The petitioner complains of the admission by the court of evidence of his identification by certain of the State's witnesses and on allegedly improper remarks made by the trial judge to the jury. The petitioner does not aver that during the trial he objected either to the evidence of identification or to the judge's remarks of which he now complains.
There must be a finality to all litigation, criminal as well as civil. The courts, the executive branch of government, the legal profession, and the public have been seriously inconvenienced by the prosecutions of baseless habeas corpus and post-conviction proceedings. Defendants to criminal prosecutions, like parties to civil suits, should be bound by the judgments therein entered. When they fail to make timely objection to errors of the courts they must not be allowed at later times of their own choosing — often, perhaps, after witnesses against them have become unavailable — to assert those grounds in post-conviction actions.

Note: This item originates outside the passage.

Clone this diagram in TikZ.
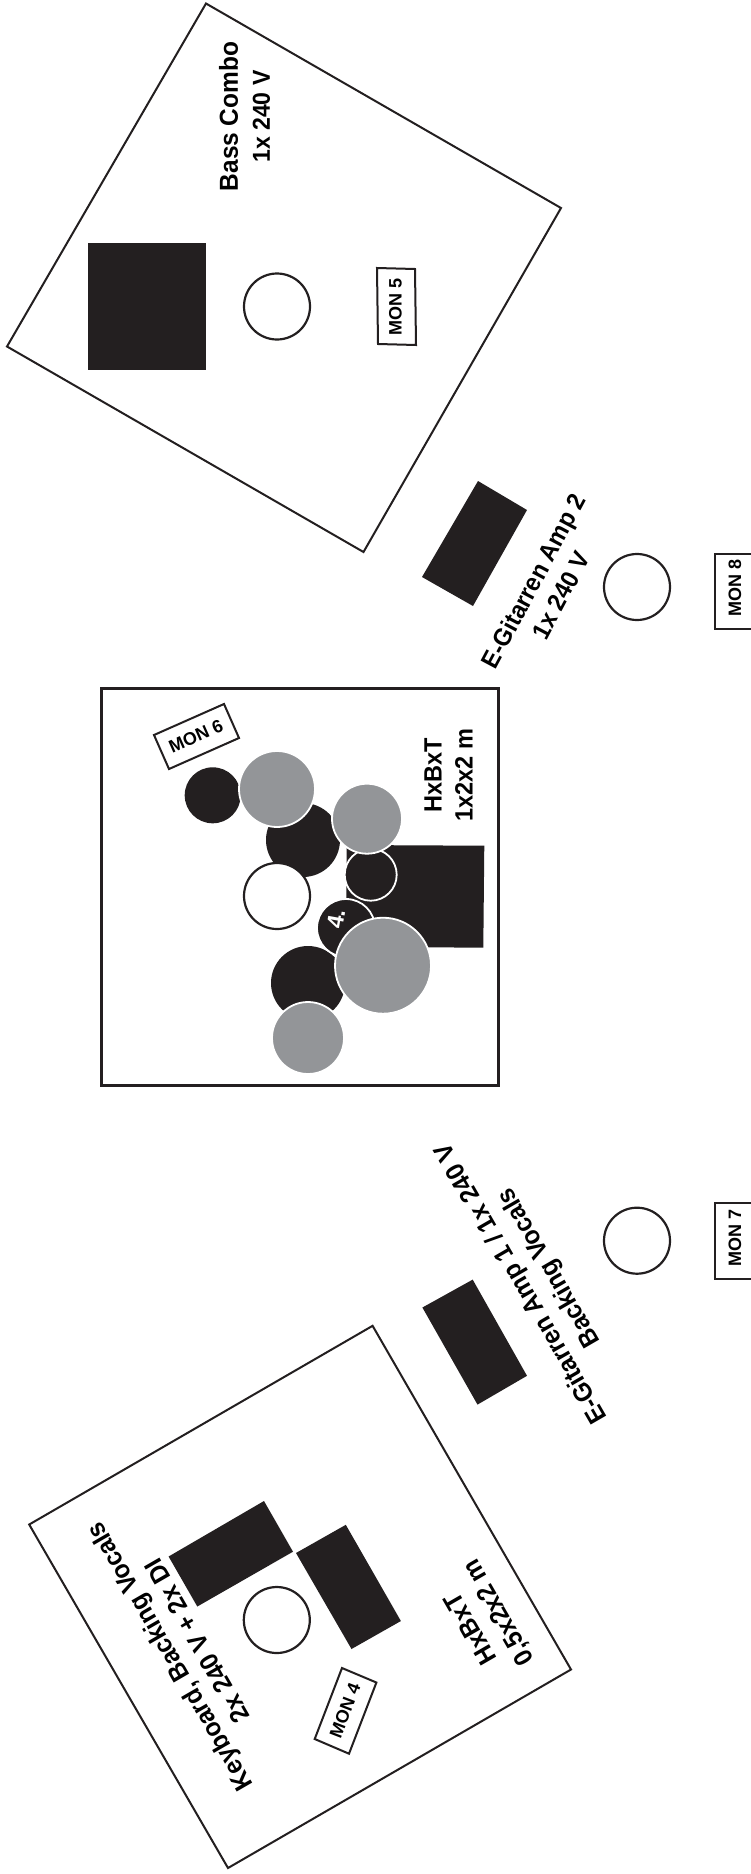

The question presented by this petition is not the same as that dealt with by the Court in State ex rel. Reed v. Heer, Warden, 218 Tenn. 338, 403 S.W.2d 310. Waiver was not an issue in the Heer case. Here the petition contains no allegation that the petitioner in his trial in 1967 excepted to the acts on which he now relies to set his conviction aside.
We have considered the assignments of error and overrule them. The court properly dismissed the petition without an evidentiary hearing, acting under the authority of Section 40-3809 of the Code. We affirm the Court of Criminal Appeals and the Criminal Court.
DYER, C.J., CHATTIN, J., and JENKINS, Special Judge, concur.